--- Do this ---
In the listing below, find the line with "const yTickValues = [-0.04, -0.02, 0, 0.02, 0.04];", then repeat exactly every line from the top through that one.

## Start

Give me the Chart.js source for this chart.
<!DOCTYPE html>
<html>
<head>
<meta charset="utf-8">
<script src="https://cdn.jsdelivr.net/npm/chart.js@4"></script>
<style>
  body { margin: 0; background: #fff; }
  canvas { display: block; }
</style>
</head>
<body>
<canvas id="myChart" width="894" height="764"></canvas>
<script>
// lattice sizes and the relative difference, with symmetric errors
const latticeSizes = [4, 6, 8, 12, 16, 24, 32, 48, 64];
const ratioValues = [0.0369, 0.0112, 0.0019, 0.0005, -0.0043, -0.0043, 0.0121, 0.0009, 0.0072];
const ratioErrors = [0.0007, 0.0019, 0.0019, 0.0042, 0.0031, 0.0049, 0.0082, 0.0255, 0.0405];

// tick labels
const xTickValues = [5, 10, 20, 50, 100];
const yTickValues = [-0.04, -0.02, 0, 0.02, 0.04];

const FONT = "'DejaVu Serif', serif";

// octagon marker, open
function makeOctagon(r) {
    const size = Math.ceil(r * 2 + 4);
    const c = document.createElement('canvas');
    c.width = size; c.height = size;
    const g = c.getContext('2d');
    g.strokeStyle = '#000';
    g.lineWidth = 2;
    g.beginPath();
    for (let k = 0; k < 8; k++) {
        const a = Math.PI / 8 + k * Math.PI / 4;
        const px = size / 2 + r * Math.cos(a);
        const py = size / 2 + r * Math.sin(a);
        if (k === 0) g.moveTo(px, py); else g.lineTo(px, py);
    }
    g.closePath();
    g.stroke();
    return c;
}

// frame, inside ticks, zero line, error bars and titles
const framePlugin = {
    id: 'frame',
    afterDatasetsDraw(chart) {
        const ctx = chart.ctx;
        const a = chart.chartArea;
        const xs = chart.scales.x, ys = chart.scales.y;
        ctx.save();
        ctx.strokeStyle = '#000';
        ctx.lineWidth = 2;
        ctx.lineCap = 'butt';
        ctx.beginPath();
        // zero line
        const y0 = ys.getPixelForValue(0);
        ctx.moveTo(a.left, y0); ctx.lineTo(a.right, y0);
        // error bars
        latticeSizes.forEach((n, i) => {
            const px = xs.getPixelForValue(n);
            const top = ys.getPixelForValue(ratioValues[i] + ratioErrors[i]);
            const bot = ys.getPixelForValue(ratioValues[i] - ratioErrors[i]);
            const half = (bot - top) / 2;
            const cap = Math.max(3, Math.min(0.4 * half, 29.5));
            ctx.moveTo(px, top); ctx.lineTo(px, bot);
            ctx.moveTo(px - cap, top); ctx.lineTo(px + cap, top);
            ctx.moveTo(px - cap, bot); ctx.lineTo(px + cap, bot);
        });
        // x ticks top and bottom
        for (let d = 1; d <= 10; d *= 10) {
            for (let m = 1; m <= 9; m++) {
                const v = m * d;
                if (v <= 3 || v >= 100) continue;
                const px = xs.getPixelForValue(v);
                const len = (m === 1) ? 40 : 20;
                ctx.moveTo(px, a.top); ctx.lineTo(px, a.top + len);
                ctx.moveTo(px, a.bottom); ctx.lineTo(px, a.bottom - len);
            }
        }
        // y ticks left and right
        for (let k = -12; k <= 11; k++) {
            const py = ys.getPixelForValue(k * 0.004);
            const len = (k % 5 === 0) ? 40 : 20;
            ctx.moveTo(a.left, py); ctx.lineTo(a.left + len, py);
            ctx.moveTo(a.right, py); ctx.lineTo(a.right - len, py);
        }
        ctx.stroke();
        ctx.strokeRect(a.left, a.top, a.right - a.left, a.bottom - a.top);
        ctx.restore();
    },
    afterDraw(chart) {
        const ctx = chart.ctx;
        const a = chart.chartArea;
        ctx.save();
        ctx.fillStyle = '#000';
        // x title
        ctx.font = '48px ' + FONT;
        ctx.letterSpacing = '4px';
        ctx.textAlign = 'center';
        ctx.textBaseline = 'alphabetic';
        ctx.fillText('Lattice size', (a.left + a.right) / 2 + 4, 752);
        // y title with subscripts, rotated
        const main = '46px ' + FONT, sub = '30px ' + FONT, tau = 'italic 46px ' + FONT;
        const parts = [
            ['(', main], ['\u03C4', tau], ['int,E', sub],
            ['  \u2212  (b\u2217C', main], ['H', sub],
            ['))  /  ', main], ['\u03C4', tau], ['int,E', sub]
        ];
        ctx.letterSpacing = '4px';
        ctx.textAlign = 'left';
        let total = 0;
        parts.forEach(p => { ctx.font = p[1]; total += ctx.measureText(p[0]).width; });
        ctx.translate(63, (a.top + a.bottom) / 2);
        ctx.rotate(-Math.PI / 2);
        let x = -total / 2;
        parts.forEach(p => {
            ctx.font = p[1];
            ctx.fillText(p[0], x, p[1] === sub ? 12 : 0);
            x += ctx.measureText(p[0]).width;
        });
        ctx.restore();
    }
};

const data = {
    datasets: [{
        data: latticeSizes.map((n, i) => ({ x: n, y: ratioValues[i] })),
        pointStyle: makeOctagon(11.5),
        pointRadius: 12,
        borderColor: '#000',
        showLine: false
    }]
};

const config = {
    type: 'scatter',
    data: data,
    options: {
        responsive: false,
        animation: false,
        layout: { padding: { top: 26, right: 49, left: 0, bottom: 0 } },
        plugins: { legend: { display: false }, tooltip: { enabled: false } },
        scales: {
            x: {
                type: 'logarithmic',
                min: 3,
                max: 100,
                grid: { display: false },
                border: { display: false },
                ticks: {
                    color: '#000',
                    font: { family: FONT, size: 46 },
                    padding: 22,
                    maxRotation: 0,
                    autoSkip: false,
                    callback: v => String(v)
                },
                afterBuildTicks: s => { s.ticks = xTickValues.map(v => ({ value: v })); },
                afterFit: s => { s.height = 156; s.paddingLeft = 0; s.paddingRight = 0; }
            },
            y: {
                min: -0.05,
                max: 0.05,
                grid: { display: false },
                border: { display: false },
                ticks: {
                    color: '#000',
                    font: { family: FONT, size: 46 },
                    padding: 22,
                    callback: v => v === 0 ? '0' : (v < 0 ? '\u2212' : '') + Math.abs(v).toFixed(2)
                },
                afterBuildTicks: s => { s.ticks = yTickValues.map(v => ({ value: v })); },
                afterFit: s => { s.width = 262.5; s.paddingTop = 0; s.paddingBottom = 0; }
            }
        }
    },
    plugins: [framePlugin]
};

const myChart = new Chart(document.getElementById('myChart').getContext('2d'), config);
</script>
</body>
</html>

## End

--- Final result ---
Give me the Chart.js source for this chart.
<!DOCTYPE html>
<html>
<head>
<meta charset="utf-8">
<script src="https://cdn.jsdelivr.net/npm/chart.js@4"></script>
<style>
  body { margin: 0; background: #fff; }
  canvas { display: block; }
</style>
</head>
<body>
<canvas id="myChart" width="894" height="764"></canvas>
<script>
// lattice sizes and the relative difference, with symmetric errors
const latticeSizes = [4, 6, 8, 12, 16, 24, 32, 48, 64];
const ratioValues = [0.0369, 0.0112, 0.0019, 0.0005, -0.0043, -0.0043, 0.0121, 0.0009, 0.0072];
const ratioErrors = [0.0007, 0.0019, 0.0019, 0.0042, 0.0031, 0.0049, 0.0082, 0.0255, 0.0405];

// tick labels
const xTickValues = [5, 10, 20, 50, 100];
const yTickValues = [-0.04, -0.02, 0, 0.02, 0.04];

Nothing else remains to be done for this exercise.